A Manchester, le 23 mai. | BEN STANSALL / AFP

Editorial du « Monde ». Peu après l’attentat de Manchester, lundi 22 mai, la première ministre britannique a eu les mots justes. « Nous luttons pour comprendre le cerveau perverti et dérangé qui a considéré qu’une salle remplie de jeunes enfants n’était pas un lieu attendrissant mais une occasion de commettre un carnage », a dit Theresa May. Car tel était bien l’objectif poursuivi par Salman Abedi, le Britannique d’origine libyenne, âgé de 22 ans, qui a fait exploser une charge artisanale à la sortie d’une salle de concert : tuer le plus grand nombre possible d’enfants. C’était sur le sol de la Grande-Bretagne, mais c’est une tragédie européenne.

Tous les détails comptent dans cet attentat, le plus grave perpétré outre-Manche depuis juillet 2005. Le lieu, d’abord : la Manchester Arena, qui peut contenir plus de 20 000 personnes, est la plus grande salle de la métropole du nord-ouest de l’Angleterre. Le public, ensuite : des fillettes avec leurs parents, des adolescentes venues applaudir une de leurs idoles, l’Américaine Ariana Grande, jeune star du R’n’B. L’heure, enfin : 22 h 30, le moment de la bousculade de fin de concert, quand le public s’agglutine vers l’une des sorties communiquant directement avec la gare, où nombre de parents étaient venus récupérer leurs enfants.

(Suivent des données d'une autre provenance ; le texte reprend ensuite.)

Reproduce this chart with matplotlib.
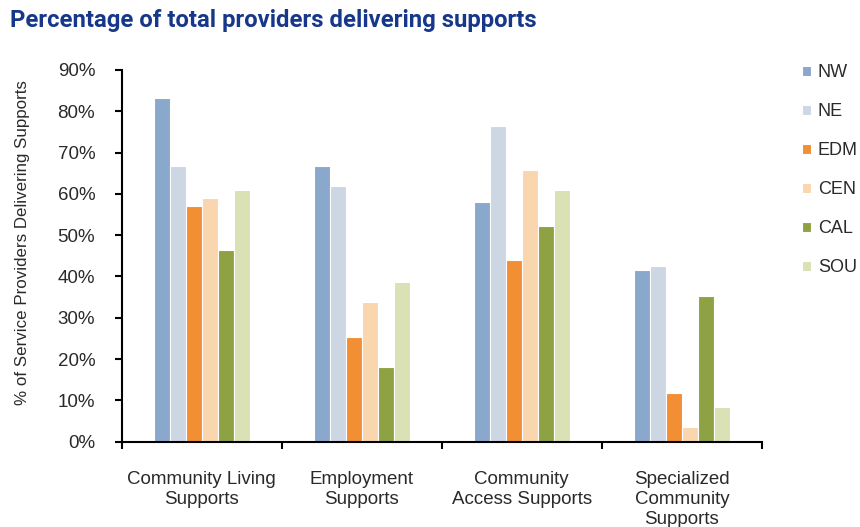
import numpy as np
import matplotlib.pyplot as plt
from matplotlib.ticker import PercentFormatter

##### DATA #####
categories = ['Community Living\nSupports', 'Employment\nSupports',
              'Community\nAccess Supports', 'Specialized\nCommunity\nSupports']
regions = ['NW', 'NE', 'EDM', 'CEN', 'CAL', 'SOU']
nw = [83.1, 66.7, 58.0, 41.6]
ne = [66.7, 61.9, 76.4, 42.5]
edm = [57.1, 25.3, 44.0, 11.7]
cen = [59.1, 33.9, 65.8, 3.5]
cal = [46.4, 18.0, 52.3, 35.3]
sou = [60.9, 38.7, 60.9, 8.3]
series = [nw, ne, edm, cen, cal, sou]
colors = ['#8aa7cc', '#cdd7e3', '#f28e33', '#f9d6ae', '#8ea243', '#d9e1b5']

plt.rcParams['font.family'] = ['Liberation Sans', 'DejaVu Sans']
txt = '#2a2a2a'

fig = plt.figure(figsize=(8.6, 5.27), dpi=100)
ax = fig.add_axes([0.1413, 0.1619, 0.7447, 0.7053])

x = np.arange(len(categories))
slot = 0.1
for i, (vals, c, lab) in enumerate(zip(series, colors, regions)):
    ax.bar(x + (i - 2.5) * slot, vals, width=slot, color=c,
           edgecolor='white', linewidth=0.8, label=lab)

ax.set_xlim(-0.5, len(categories) - 0.5)
ax.set_ylim(0, 90)
ax.set_yticks(np.arange(0, 91, 10))
ax.yaxis.set_major_formatter(PercentFormatter(decimals=0))
ax.set_xticks(x)
ax.set_xticklabels(categories, linespacing=1.25)
ax.set_xticks(np.arange(-0.5, len(categories), 1), minor=True)
ax.tick_params(axis='x', which='major', length=0, pad=21, labelsize=13.5,
               labelcolor=txt)
ax.tick_params(axis='x', which='minor', length=5, width=1.5, direction='out')
ax.tick_params(axis='y', length=5, width=1.5, pad=14, labelsize=13.5,
               labelcolor=txt)

for s in ['top', 'right']:
    ax.spines[s].set_visible(False)
for s in ['left', 'bottom']:
    ax.spines[s].set_linewidth(1.5)

ax.set_ylabel('% of Service Providers Delivering Supports', fontsize=12.2,
              color=txt)
ax.yaxis.set_label_coords(-0.143, 0.537)

fig.text(0.012, 0.961, 'Percentage of total providers delivering supports',
         fontsize=17.2, fontweight='bold', color='#17388a',
         family=['Roboto', 'DejaVu Sans'], va='center')

fig.legend(loc='upper left', bbox_to_anchor=(0.933, 0.878), frameon=False,
           borderpad=0, borderaxespad=0,
           handlelength=0.5, handleheight=0.5, handletextpad=0.35,
           labelspacing=1.22, fontsize=13, labelcolor=txt)

fig.savefig('out.png', dpi=100)
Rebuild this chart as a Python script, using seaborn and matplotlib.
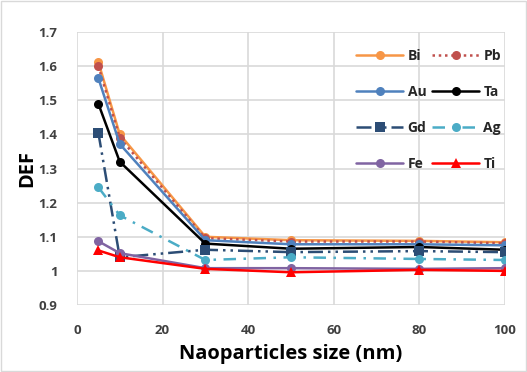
import pandas as pd
import matplotlib
matplotlib.use("Agg")
import matplotlib.pyplot as plt
import seaborn as sns

# nanoparticle sizes (nm)
sizes = [5, 10, 30, 50, 80, 100]

# DEF values
bi = [1.612, 1.400, 1.100, 1.090, 1.088, 1.084]
pb = [1.600, 1.390, 1.096, 1.086, 1.086, 1.081]
au = [1.565, 1.372, 1.090, 1.078, 1.078, 1.075]
ta = [1.490, 1.320, 1.080, 1.065, 1.070, 1.062]
gd = [1.405, 1.040, 1.062, 1.055, 1.058, 1.055]
ag = [1.245, 1.163, 1.032, 1.040, 1.035, 1.032]
fe = [1.087, 1.052, 1.008, 1.008, 1.006, 1.008]
ti = [1.060, 1.040, 1.006, 0.996, 1.003, 1.000]

names = ['Bi', 'Pb', 'Au', 'Ta', 'Gd', 'Ag', 'Fe', 'Ti']
series = [bi, pb, au, ta, gd, ag, fe, ti]

colors = {'Bi': '#F79646', 'Pb': '#C0504D', 'Au': '#4F81BD', 'Ta': '#000000',
          'Gd': '#2C4D75', 'Ag': '#4BACC6', 'Fe': '#8064A2', 'Ti': '#FF0000'}
markers = {'Bi': 'o', 'Pb': 'o', 'Au': 'o', 'Ta': 'o',
           'Gd': 's', 'Ag': 'o', 'Fe': 'o', 'Ti': '^'}
styles = {'Bi': '-', 'Pb': (0, (1, 1.5)), 'Au': '-', 'Ta': '-',
          'Gd': (0, (6, 2, 1, 2, 1, 2)), 'Ag': (0, (5, 3, 1, 3)), 'Fe': '-', 'Ti': '-'}

df = pd.DataFrame({'size': sizes * len(names),
                   'DEF': [v for s in series for v in s],
                   'metal': [n for n in names for _ in sizes]})

sns.set_theme(style="whitegrid")
plt.rcParams['font.family'] = ['Open Sans', 'DejaVu Sans']

fig = plt.figure(figsize=(5.27, 3.72), dpi=100)
ax = fig.add_axes([0.146, 0.180, 0.812, 0.734])

for n in names:
    sub = df[df['metal'] == n]
    sns.lineplot(data=sub, x='size', y='DEF', ax=ax, color=colors[n],
                 marker=markers[n], markersize=6.5, markeredgewidth=0,
                 linestyle=styles[n], linewidth=1.8, label=n)

h, l = ax.get_legend_handles_labels()
hd = dict(zip(l, h))
order = ['Bi', 'Au', 'Gd', 'Fe', 'Pb', 'Ta', 'Ag', 'Ti']
leg = ax.legend([hd[o] for o in order], order, ncol=2, loc='upper right',
                frameon=False, labelspacing=1.6, handlelength=3.4,
                columnspacing=0.4, handletextpad=0.3,
                bbox_to_anchor=(1.02, 0.985), prop={'weight': 'bold', 'size': 10})
for t in leg.get_texts():
    t.set_color('#262626')

ax.set_xlim(0, 100)
ax.set_ylim(0.9, 1.7)
ax.set_xticks([0, 20, 40, 60, 80, 100])
ax.set_yticks([0.9, 1.0, 1.1, 1.2, 1.3, 1.4, 1.5, 1.6, 1.7])
ax.set_yticklabels(['0.9', '1', '1.1', '1.2', '1.3', '1.4', '1.5', '1.6', '1.7'])
ax.tick_params(axis='y', labelsize=9.5, pad=8, labelcolor='#404040')
ax.tick_params(axis='x', labelsize=9.5, pad=8, labelcolor='#404040')
for t in ax.get_xticklabels() + ax.get_yticklabels():
    t.set_fontweight('bold')
ax.grid(True, color='#D9D9D9', linewidth=1.2)
for s in ax.spines.values():
    s.set_visible(False)
ax.set_xlabel('Naoparticles size (nm)', fontsize=14.5, fontweight='bold', labelpad=5, color='black')
ax.set_ylabel('DEF', fontsize=14.5, fontweight='bold', labelpad=1, color='black')

fig.patches.append(plt.Rectangle((0.002, 0.002), 0.996, 0.996, transform=fig.transFigure,
                                 fill=False, edgecolor='#D9D9D9', linewidth=1))

fig.savefig('out.png', dpi=100)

On compte vingt-deux morts, dont le plus jeune est une fillette de 8 ans. Il y a des dizaines de blessés – mutilés à vie, traumatisés, orphelins. Abedi est mort en actionnant sa bombe artisanale. Il était né à Manchester dans une famille qui a fui la dictature du colonel Kadhafi dans les années 1980. On ne sait pas s’il appartenait à un réseau djihadiste, mais Scotland Yard n’exclut aucunement cette hypothèse. Il était surveillé, parmi plus de 3 000 suspects d’islamisme militant, mais pas considéré comme particulièrement dangereux.

Un profil d’attaque bien répertorié en Europe

L’attentat a été revendiqué par l’organisation dite Etat islamique. Tout, ici, répond à un profil d’attaque bien répertorié en Europe (et aux Etats-Unis). Un lieu de loisirs est visé, un lieu typique du mode de vie occidental en ce premier tiers du XXIe siècle, tout ce qu’abhorrent les islamistes. L’auteur était vaguement surveillé, mais apparemment pas soupçonnable de passage à l’acte terroriste. La Manchester Arena faisait l’objet de contrôles renforcés.

Comment prévenir ? Toute l’Europe est concernée, la France en sait quelque chose. Contrairement aux balivernes racontées par les partisans du Brexit au printemps dernier, ce n’est pas l’immigration intra-européenne, celle de l’espace sans frontières de Schengen (dont la Grande-Bretagne n’a jamais fait partie), qui est responsable ; pas plus que celle venue de la Syrie ou de l’Irak en guerre ; encore moins les « hordes » de Turquie fantasmées par l’irresponsable brexiter Boris Johnson.

La première réaction des services de l’anti­terrorisme des deux côtés de la Manche a été la même : le Brexit ne doit en aucun cas altérer les efforts de coopération policière poussée menés au sein de l’Union européenne. Manchester, Londres, Paris, Berlin, Stockholm : la tragédie est commune. Elle est celle de la radicalisation d’une minorité de jeunes musulmans nés en Europe et qui, « cerveaux pervertis et dérangés », basculent dans le terrorisme. Elle est celle de la perméabilité de ce milieu à la rhétorique islamiste venue d’Arabie saoudite ou du Pakistan.

La chute des places fortes de l’EI, en Syrie comme en Irak, ne changera pas fondamentalement cette question, qu’il vaut mieux aborder ensemble que séparément.